Yoke Meng, who served as the national singles coach in the 1990s, supported the move to give local coaches the opportunity but he also felt that it would be good to get a person who can can manage the team while the coaches should be solely allowed to focus on improving the performance of the players.

"It will be good if a local can become the director of coaching and I support BAM's faith in one of our local coaches for the top job," said Yoke Meng.

"Misbun is one of the most senior coaches and has a lot of experience. He gives his everything when it comes to coaching and has the ability to help the young players to progress into established internationals. He has a proven record.

"Managing the team needs different skills where the person liaises with the BAM management and also other bodies like the National Sports Council and National Sports Institute.

"I feel that the coaches should be allowed to concentrate fully on the performances of the players as additional managerial role would affect their main focus."

Kim Hock, the last person to become chief coach, 2005-2007 (BAM abolished the position after that), said a local coach has an advantage as he understands the working environment under BAM and also the characteristics of the national shuttlers.

"It is a good move to offer the top job to a local coach. Local coaches understand Malaysia's strengths and weaknesses and BAM must identify the right candidate who has the commitment and desire to bring our badminton to a higher level again," said Kim Hock.

"Misbun is very experienced and has a strong coaching credentials and wil be an asset to the national team.

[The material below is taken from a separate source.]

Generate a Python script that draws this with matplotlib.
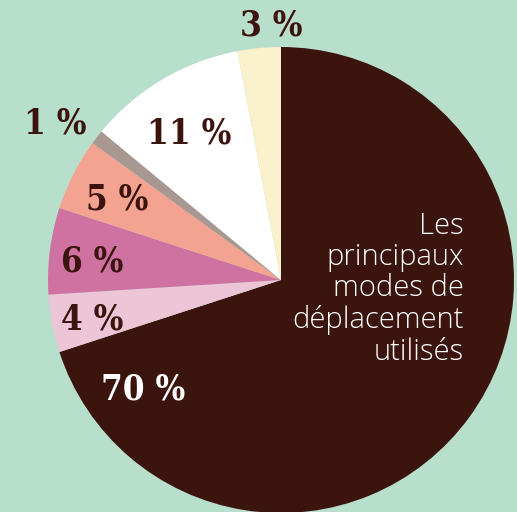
import matplotlib.pyplot as plt

# share of trips per mode, clockwise from the top
shares = [70, 4, 6, 5, 1, 11, 3]
labels = ["70 %", "4 %", "6 %", "5 %", "1 %", "11 %", "3 %"]
colors = ["#3b140e", "#ecc5d7", "#cf72a2", "#f5a391", "#a89891", "#ffffff", "#f9f0cc"]
label_colors = ["white", "#3b140e", "#3b140e", "#3b140e", "#3b140e", "#3b140e", "#3b140e"]
title_lines = ["Les", "principaux", "modes de", "déplacement", "utilisés"]

# label spots in pixels (x, y from top)
label_pos = [(143, 389), (92, 319), (92, 262), (117, 199), (55, 123), (189, 133), (271, 26)]

W, H = 517, 512
bg = "#b8dfcc"

fig = plt.figure(figsize=(W / 100, H / 100), dpi=100, facecolor=bg)
ax = fig.add_axes([0, 0, 1, 1])
ax.set_facecolor(bg)

cx, cy, r = 281, H - 280, 233
ax.pie(shares, colors=colors, startangle=90, counterclock=False,
       center=(cx, cy), radius=r, frame=True,
       wedgeprops=dict(linewidth=0))

for lab, (x, y), c in zip(labels, label_pos, label_colors):
    ax.text(x, H - y, lab, ha="center", va="center", color=c,
            fontsize=25, fontweight="bold", family="DejaVu Serif",
            fontstretch="condensed")

ax.text(464, H - 289, "\n".join(title_lines), ha="right", va="center",
        color="white", fontsize=21, family="Open Sans", fontweight="light",
        linespacing=1.08)

ax.set_xlim(0, W)
ax.set_ylim(0, H)
ax.set_aspect("auto")
ax.axis("off")

fig.savefig("out.png", dpi=100, facecolor=bg)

I can't say more linking him to the position with the director of coaching as it will depend on what BAM management has in mind about the future plans."

Kim Hock, himself, has applied for a job as a national doubles coach and BAM is likely to make a decision after the All England next month.

There is a strong possibility Kim Hock could return as one of the national coaches while Misbun, if he agrees, will rejoin BAM but it remains to be seen if he is keen on taking up the offer as the director of coaching.

As Yoke Meng pointed out, Misbun's passion is to work closely with the players rather than managing them. He had often voiced his reluctance in becoming the chief coach on previous occasions.

The ball is at BAM's court where opening the door for the former coaches alone may not be enough as the association must also make a wise choice on their job scope, so that they can contribute effectively to the national team.